Work to be completed -
Reproduce the listing below character for character; drop every image.

Source material -
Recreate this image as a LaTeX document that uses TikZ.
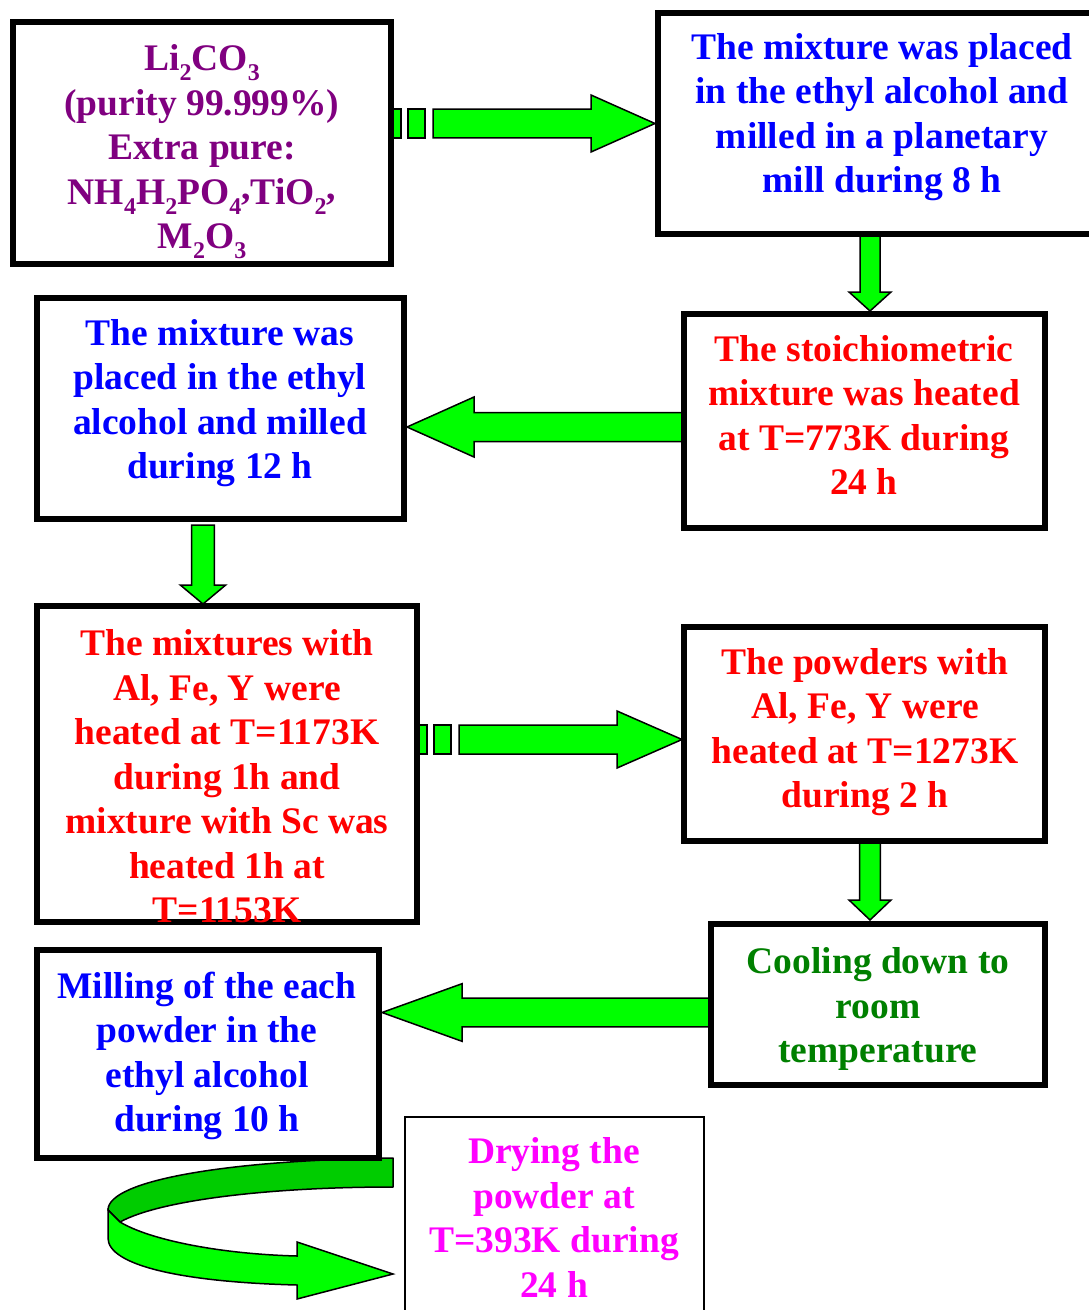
\documentclass[tikz,border=0pt]{standalone}
\usepackage{fontspec}
\setmainfont{Liberation Serif}
\usetikzlibrary{calc}
\definecolor{ppl}{RGB}{128,0,128}
\definecolor{tblue}{RGB}{0,0,255}
\definecolor{tred}{RGB}{255,0,0}
\definecolor{tgreen}{RGB}{0,128,0}
\definecolor{tmag}{RGB}{255,0,255}
\definecolor{agreen}{RGB}{0,255,0}
\definecolor{adark}{RGB}{0,204,0}
\newcommand\sbs[1]{\raisebox{-10pt}{\fontsize{24}{24}\selectfont #1}}
\newcommand\rcomma{\raisebox{5pt}{,}}
% horizontal block arrow: tail point, tip point, shaft half, head half, head length
\newcommand\harrow[5]{%
 \filldraw[garrow] let \p1=#1, \p2=#2, \n1={sign(\x2-\x1)} in
 (\x1,{\y1+#3pt}) -- ({\x2-\n1*#5pt},{\y1+#3pt}) -- ({\x2-\n1*#5pt},{\y1+#4pt})
 -- (\x2,\y1) -- ({\x2-\n1*#5pt},{\y1-#4pt}) -- ({\x2-\n1*#5pt},{\y1-#3pt})
 -- (\x1,{\y1-#3pt}) -- cycle;}
% vertical block arrow
\newcommand\varrow[5]{%
 \filldraw[garrow] let \p1=#1, \p2=#2, \n1={sign(\y2-\y1)} in
 ({\x1+#3pt},\y1) -- ({\x1+#3pt},{\y2-\n1*#5pt}) -- ({\x1+#4pt},{\y2-\n1*#5pt})
 -- (\x1,\y2) -- ({\x1-#4pt},{\y2-\n1*#5pt}) -- ({\x1-#3pt},{\y2-\n1*#5pt})
 -- ({\x1-#3pt},\y1) -- cycle;}
% two small blocks in front of a dashed-tail arrow
\newcommand\dashblocks[2]{%
 \filldraw[garrow] let \p1=#1 in ({\x1+2pt},{\y1-#2pt}) rectangle ({\x1+10pt},{\y1+#2pt})
 ({\x1+17pt},{\y1-#2pt}) rectangle ({\x1+34pt},{\y1+#2pt});}
\begin{document}
\begin{tikzpicture}[x=1pt,y=-1pt,
 box/.style={draw=black, line width=6pt, inner sep=0pt, outer sep=0pt},
 thinbox/.style={draw=black, line width=1.6pt, inner sep=0pt, outer sep=0pt},
 txt/.style={align=center, font=\fontsize{37.5}{44.5}\selectfont\bfseries, inner sep=0pt},
 garrow/.style={fill=agreen, draw=black, line width=1.5pt, line join=miter}]
\useasboundingbox (0,0) rectangle (1088,1310);
\fill[white] (0,0) rectangle (1088,1310);

% box frames (named)
\path
 (202,143)     node[box, minimum width=378pt, minimum height=242pt] (b1) {}
 (879,123.5)   node[box, minimum width=442pt, minimum height=221pt] (b2) {}
 (864.5,421)   node[box, minimum width=361pt, minimum height=214pt] (b3) {}
 (220.5,408.5) node[box, minimum width=367pt, minimum height=221pt] (b4) {}
 (227,764)     node[box, minimum width=380pt, minimum height=316pt] (b5) {}
 (864.5,734)   node[box, minimum width=361pt, minimum height=214pt] (b6) {}
 (878,1004.5)  node[box, minimum width=334pt, minimum height=161pt] (b7) {}
 (208,1054)    node[box, minimum width=342pt, minimum height=208pt] (b8) {}
 (554.5,1218.5) node[thinbox, minimum width=299pt, minimum height=203pt] (b9) {};

% connector anchor points
\coordinate (a1s) at (b1.east |- b2.west);
\coordinate (a1e) at ([xshift=-3pt]b2.west);
\coordinate (a2s) at (b3.west |- 0,427);
\coordinate (a2e) at ([xshift=3pt]b4.east |- 0,427);
\coordinate (a3s) at (b5.east |- 0,739.5);
\coordinate (a3e) at ([xshift=-2pt]b6.west |- 0,739.5);
\coordinate (a4s) at (b7.west |- 0,1012.5);
\coordinate (a4e) at ([xshift=3pt]b8.east |- 0,1012.5);
\coordinate (d1s) at (b2.south -| 870,0);
\coordinate (d1e) at ([yshift=3pt]b3.north -| 870,0);
\coordinate (d2s) at ([yshift=-6pt]b4.south -| 203,0);
\coordinate (d2e) at ([yshift=2pt]b5.north -| 203,0);
\coordinate (d3s) at (b6.south -| 870,0);
\coordinate (d3e) at ([yshift=4pt]b7.north -| 870,0);

% block arrows
\dashblocks{(a1s)}{14.3}
\harrow{([xshift=42pt]a1s)}{(a1e)}{14.3}{28.5}{64}
\harrow{(a2s)}{(a2e)}{14.5}{30}{67}
\dashblocks{(a3s)}{14.5}
\harrow{([xshift=42pt]a3s)}{(a3e)}{14.5}{28.5}{65}
\harrow{(a4s)}{(a4e)}{14.3}{28.8}{80}
\varrow{(d1s)}{(d1e)}{10}{21}{19}
\varrow{(d2s)}{(d2e)}{11.3}{22.7}{19}
\varrow{(d3s)}{(d3e)}{10.3}{21}{20}

% curved ribbon arrow from milling box to drying box
\filldraw[fill=adark, draw=black, line width=1.5pt, line join=round]
 (393,1158) .. controls (230,1160) and (108,1180) .. (108,1210)
 -- (120,1222) .. controls (160,1200) and (270,1187) .. (393,1187) -- cycle;
\filldraw[garrow]
 (108,1210) -- (120,1222) .. controls (150,1240) and (220,1254) .. (297,1256)
 -- (297,1242) -- (393,1274) -- (297,1299) -- (297,1285)
 .. controls (180,1282) and (108,1265) .. (108,1238) -- cycle;

% redraw frames on top of arrows
\draw[line width=6pt] (b1.north west) rectangle (b1.south east);
\draw[line width=6pt] (b2.north west) rectangle (b2.south east);
\draw[line width=6pt] (b3.north west) rectangle (b3.south east);
\draw[line width=6pt] (b4.north west) rectangle (b4.south east);
\draw[line width=6pt] (b5.north west) rectangle (b5.south east);
\draw[line width=6pt] (b6.north west) rectangle (b6.south east);
\draw[line width=6pt] (b7.north west) rectangle (b7.south east);
\draw[line width=6pt] (b8.north west) rectangle (b8.south east);

% texts
\node[txt, text=ppl] (t1) at (202,152)
 {Li\sbs{2}CO\sbs{3}\\(purity 99.999\%)\\Extra pure:\\NH\sbs{4}H\sbs{2}PO\sbs{4}\rcomma TiO\sbs{2}\rcomma\\M\sbs{2}O\sbs{3}};
\node[txt, text=tblue] (t2) at (882,117)
 {The mixture was placed\\in the ethyl alcohol and\\milled in a planetary\\mill during 8 h};
\node[txt, text=tred] (t3) at (864,415)
 {The stoichiometric\\mixture was heated\\at T=773K during\\24 h};
\node[txt, text=tblue] (t4) at (220,403)
 {The mixture was\\placed in the ethyl\\alcohol and milled\\during 12 h};
\node[txt, text=tred] (t5) at (227,776.5)
 {The mixtures with\\Al, Fe, Y were\\heated at T=1173K\\during 1h and\\mixture with Sc was\\heated 1h at\\T=1153K};
\node[txt, text=tred] (t6) at (865,732)
 {The powders with\\Al, Fe, Y were\\heated at T=1273K\\during 2 h};
\node[txt, text=tgreen] (t7) at (878,1009)
 {Cooling down to\\room\\temperature};
\node[txt, text=tblue] (t8) at (207,1056)
 {Milling of the each\\powder in the\\ethyl alcohol\\during 10 h};
\node[txt, text=tmag] (t9) at (554,1217.5)
 {Drying the\\powder at\\T=393K during\\24 h};
\end{tikzpicture}
\end{document}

Reply -
Recreate this image as a LaTeX document that uses TikZ.
\documentclass[tikz,border=0pt]{standalone}
\usepackage{fontspec}
\setmainfont{Liberation Serif}
\usetikzlibrary{calc}
\definecolor{ppl}{RGB}{128,0,128}
\definecolor{tblue}{RGB}{0,0,255}
\definecolor{tred}{RGB}{255,0,0}
\definecolor{tgreen}{RGB}{0,128,0}
\definecolor{tmag}{RGB}{255,0,255}
\definecolor{agreen}{RGB}{0,255,0}
\definecolor{adark}{RGB}{0,204,0}
\newcommand\sbs[1]{\raisebox{-10pt}{\fontsize{24}{24}\selectfont #1}}
\newcommand\rcomma{\raisebox{5pt}{,}}
% horizontal block arrow: tail point, tip point, shaft half, head half, head length
\newcommand\harrow[5]{%
 \filldraw[garrow] let \p1=#1, \p2=#2, \n1={sign(\x2-\x1)} in
 (\x1,{\y1+#3pt}) -- ({\x2-\n1*#5pt},{\y1+#3pt}) -- ({\x2-\n1*#5pt},{\y1+#4pt})
 -- (\x2,\y1) -- ({\x2-\n1*#5pt},{\y1-#4pt}) -- ({\x2-\n1*#5pt},{\y1-#3pt})
 -- (\x1,{\y1-#3pt}) -- cycle;}
% vertical block arrow
\newcommand\varrow[5]{%
 \filldraw[garrow] let \p1=#1, \p2=#2, \n1={sign(\y2-\y1)} in
 ({\x1+#3pt},\y1) -- ({\x1+#3pt},{\y2-\n1*#5pt}) -- ({\x1+#4pt},{\y2-\n1*#5pt})
 -- (\x1,\y2) -- ({\x1-#4pt},{\y2-\n1*#5pt}) -- ({\x1-#3pt},{\y2-\n1*#5pt})
 -- ({\x1-#3pt},\y1) -- cycle;}
% two small blocks in front of a dashed-tail arrow
\newcommand\dashblocks[2]{%
 \filldraw[garrow] let \p1=#1 in ({\x1+2pt},{\y1-#2pt}) rectangle ({\x1+10pt},{\y1+#2pt})
 ({\x1+17pt},{\y1-#2pt}) rectangle ({\x1+34pt},{\y1+#2pt});}
\begin{document}
\begin{tikzpicture}[x=1pt,y=-1pt,
 box/.style={draw=black, line width=6pt, inner sep=0pt, outer sep=0pt},
 thinbox/.style={draw=black, line width=1.6pt, inner sep=0pt, outer sep=0pt},
 txt/.style={align=center, font=\fontsize{37.5}{44.5}\selectfont\bfseries, inner sep=0pt},
 garrow/.style={fill=agreen, draw=black, line width=1.5pt, line join=miter}]
\useasboundingbox (0,0) rectangle (1088,1310);
\fill[white] (0,0) rectangle (1088,1310);

% box frames (named)
\path
 (202,143)     node[box, minimum width=378pt, minimum height=242pt] (b1) {}
 (879,123.5)   node[box, minimum width=442pt, minimum height=221pt] (b2) {}
 (864.5,421)   node[box, minimum width=361pt, minimum height=214pt] (b3) {}
 (220.5,408.5) node[box, minimum width=367pt, minimum height=221pt] (b4) {}
 (227,764)     node[box, minimum width=380pt, minimum height=316pt] (b5) {}
 (864.5,734)   node[box, minimum width=361pt, minimum height=214pt] (b6) {}
 (878,1004.5)  node[box, minimum width=334pt, minimum height=161pt] (b7) {}
 (208,1054)    node[box, minimum width=342pt, minimum height=208pt] (b8) {}
 (554.5,1218.5) node[thinbox, minimum width=299pt, minimum height=203pt] (b9) {};

% connector anchor points
\coordinate (a1s) at (b1.east |- b2.west);
\coordinate (a1e) at ([xshift=-3pt]b2.west);
\coordinate (a2s) at (b3.west |- 0,427);
\coordinate (a2e) at ([xshift=3pt]b4.east |- 0,427);
\coordinate (a3s) at (b5.east |- 0,739.5);
\coordinate (a3e) at ([xshift=-2pt]b6.west |- 0,739.5);
\coordinate (a4s) at (b7.west |- 0,1012.5);
\coordinate (a4e) at ([xshift=3pt]b8.east |- 0,1012.5);
\coordinate (d1s) at (b2.south -| 870,0);
\coordinate (d1e) at ([yshift=3pt]b3.north -| 870,0);
\coordinate (d2s) at ([yshift=-6pt]b4.south -| 203,0);
\coordinate (d2e) at ([yshift=2pt]b5.north -| 203,0);
\coordinate (d3s) at (b6.south -| 870,0);
\coordinate (d3e) at ([yshift=4pt]b7.north -| 870,0);

% block arrows
\dashblocks{(a1s)}{14.3}
\harrow{([xshift=42pt]a1s)}{(a1e)}{14.3}{28.5}{64}
\harrow{(a2s)}{(a2e)}{14.5}{30}{67}
\dashblocks{(a3s)}{14.5}
\harrow{([xshift=42pt]a3s)}{(a3e)}{14.5}{28.5}{65}
\harrow{(a4s)}{(a4e)}{14.3}{28.8}{80}
\varrow{(d1s)}{(d1e)}{10}{21}{19}
\varrow{(d2s)}{(d2e)}{11.3}{22.7}{19}
\varrow{(d3s)}{(d3e)}{10.3}{21}{20}

% curved ribbon arrow from milling box to drying box
\filldraw[fill=adark, draw=black, line width=1.5pt, line join=round]
 (393,1158) .. controls (230,1160) and (108,1180) .. (108,1210)
 -- (120,1222) .. controls (160,1200) and (270,1187) .. (393,1187) -- cycle;
\filldraw[garrow]
 (108,1210) -- (120,1222) .. controls (150,1240) and (220,1254) .. (297,1256)
 -- (297,1242) -- (393,1274) -- (297,1299) -- (297,1285)
 .. controls (180,1282) and (108,1265) .. (108,1238) -- cycle;

% redraw frames on top of arrows
\draw[line width=6pt] (b1.north west) rectangle (b1.south east);
\draw[line width=6pt] (b2.north west) rectangle (b2.south east);
\draw[line width=6pt] (b3.north west) rectangle (b3.south east);
\draw[line width=6pt] (b4.north west) rectangle (b4.south east);
\draw[line width=6pt] (b5.north west) rectangle (b5.south east);
\draw[line width=6pt] (b6.north west) rectangle (b6.south east);
\draw[line width=6pt] (b7.north west) rectangle (b7.south east);
\draw[line width=6pt] (b8.north west) rectangle (b8.south east);

% texts
\node[txt, text=ppl] (t1) at (202,152)
 {Li\sbs{2}CO\sbs{3}\\(purity 99.999\%)\\Extra pure:\\NH\sbs{4}H\sbs{2}PO\sbs{4}\rcomma TiO\sbs{2}\rcomma\\M\sbs{2}O\sbs{3}};
\node[txt, text=tblue] (t2) at (882,117)
 {The mixture was placed\\in the ethyl alcohol and\\milled in a planetary\\mill during 8 h};
\node[txt, text=tred] (t3) at (864,415)
 {The stoichiometric\\mixture was heated\\at T=773K during\\24 h};
\node[txt, text=tblue] (t4) at (220,403)
 {The mixture was\\placed in the ethyl\\alcohol and milled\\during 12 h};
\node[txt, text=tred] (t5) at (227,776.5)
 {The mixtures with\\Al, Fe, Y were\\heated at T=1173K\\during 1h and\\mixture with Sc was\\heated 1h at\\T=1153K};
\node[txt, text=tred] (t6) at (865,732)
 {The powders with\\Al, Fe, Y were\\heated at T=1273K\\during 2 h};
\node[txt, text=tgreen] (t7) at (878,1009)
 {Cooling down to\\room\\temperature};
\node[txt, text=tblue] (t8) at (207,1056)
 {Milling of the each\\powder in the\\ethyl alcohol\\during 10 h};
\node[txt, text=tmag] (t9) at (554,1217.5)
 {Drying the\\powder at\\T=393K during\\24 h};
\end{tikzpicture}
\end{document}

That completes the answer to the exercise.